Петренко сказал, что после во­йны искал в архивах, изучал ме­муары советских и зарубежных военачальников (включая Пат­тона и Монтгомери) ради одного принципиально важного вопро­са. Он хотел понять: знали во вре­мя войны эти стратеги о концла­герях или нет?

«Я понял, что Генштабу было известно про Освенцим. Но его освобождение ни для нашей ар­мии, ни для союзников не имело значения. Мы попали туда, ниче­го не зная. Почти случайно».

Это открытие так потрясло Пе­тренко, что он посвятил большую часть жизни изучению и защите памяти о холокосте. Идея сде­лать 27 января международным днем памяти — это его идея...

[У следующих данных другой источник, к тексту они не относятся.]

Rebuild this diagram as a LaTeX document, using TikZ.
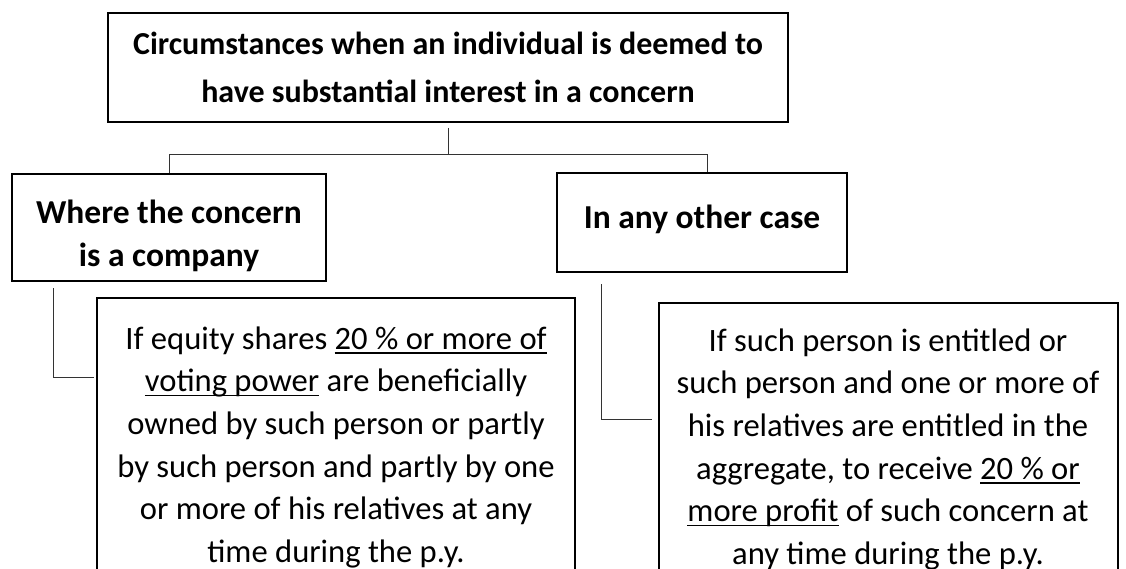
\documentclass[tikz,border=0pt]{standalone}
\usepackage{fontspec}
\setmainfont{Carlito}
\usetikzlibrary{calc}
% underline at a fixed distance below the baseline
\newcommand\ultext[1]{\setbox0\hbox{#1}\rlap{\rule[-4.5pt]{\wd0}{1.3pt}}\box0\relax}
\begin{document}
\begin{tikzpicture}[x=1pt, y=-1pt,
  box/.style={draw=black, line width=2pt, inner sep=0pt},
  headtext/.style={font=\fontsize{32}{48}\bfseries\selectfont, align=center},
  casetext/.style={font=\fontsize{33.5}{43}\bfseries\selectfont, align=center, inner sep=0pt},
  bodytext/.style={font=\fontsize{32.6}{42.6}\selectfont, align=center, inner sep=0pt, anchor=north},
  link/.style={draw=black!80, line width=0.9pt}]
\useasboundingbox (0,0) rectangle (1126,569);
\clip (0,0) rectangle (1126,569);
\fill[white] (0,0) rectangle (1126,569);

% heading
\node[box, headtext, minimum width=680pt, minimum height=109pt] (root) at (448,67.5)
  {Circumstances when an individual is deemed to\\have substantial interest in a concern};

% the two cases
\node[box, minimum width=314pt, minimum height=107pt] (company) at (169,227.5) {};
\node[casetext] (companytext) at (169,236) {Where the concern\\is a company};
\node[box, minimum width=290pt, minimum height=99pt] (other) at (702,222.5) {};
\node[casetext] (othertext) at (702,219.5) {In any other case};

% conditions (boxes run on below the page edge)
\node[box, minimum width=478pt, minimum height=322pt] (eq) at (336,459) {};
\node[bodytext] (eqtext) at (336,319) {\rule{0pt}{30pt}If equity shares \ultext{20 \% or more of}\\
  \ultext{voting power} are beneficially\\
  owned by such person or partly\\
  by such person and partly by one\\
  or more of his relatives at any\\
  time during the p.y.};

\node[box, minimum width=459pt, minimum height=317pt] (pr) at (888.5,461.5) {};
\node[bodytext] (prtext) at (888,321) {\rule{0pt}{30pt}If such person is entitled or\\
  such person and one or more of\\
  his relatives are entitled in the\\
  aggregate, to receive \ultext{20 \% or}\\
  \ultext{more profit} of such concern at\\
  any time during the p.y.};

% connectors
\coordinate (bus) at (448,154);
\draw[link] ($(root.south)+(0,5)$) -- (bus);
\draw[link] (company.north) -- (company.north |- bus) -- ($(other.north |- bus)+(5,0)$) -- ($(other.north)+(5,0)$);
\coordinate (eqin) at ($(eq.north west)+(-2,80)$);
\draw[link] ($(company.south west)+(42,6)$) |- (eqin);
\coordinate (prin) at ($(pr.north west)+(-6,117)$);
\draw[link] ($(other.south west)+(45,11)$) |- (prin);
\end{tikzpicture}
\end{document}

И вот 27 января 2015 года поль­ский президент пригласил немец­ких, австрийских, украинских, французских и других коллег на место преступления против че­ловечности. Была приглашена и президент Швейцарии. Но пре­зидента России не пригласили. Представитель народа, который понес наибольшие жертвы, пере­жил наибольшие страдания и ко­торый освободил лагерь, пригла­шен не был. Россию просто вы­черкнули из этой истории. Но где были 27 января 1945 советские солдаты, мы точно знаем. А где, извините, были швейцарские? О других и не говорю. Польский ми­нистр вдобавок сказал, что «Ауш­виц был освобожден украинской армией»...

В 107-й стрелковой дивизии полковника Петренко сражались представители многих нацио­нальностей. В том числе украин­цы, но большинство русских. Но разве дело в национальности? Дело в том, за что и против чего они сражались.

 

Слушая выступления евро­пейских лидеров, видя на экране телевизора лица президентов, стоящих в воротах лагеря смерти, я думал о Василии Петренко. Его взяли в заложники. Историю, са­мую страшную и священную, взя­ли в заложники. И я порадовался тому, что Василий Яковлевич по­кинул сей мир, не увидев этой подлости.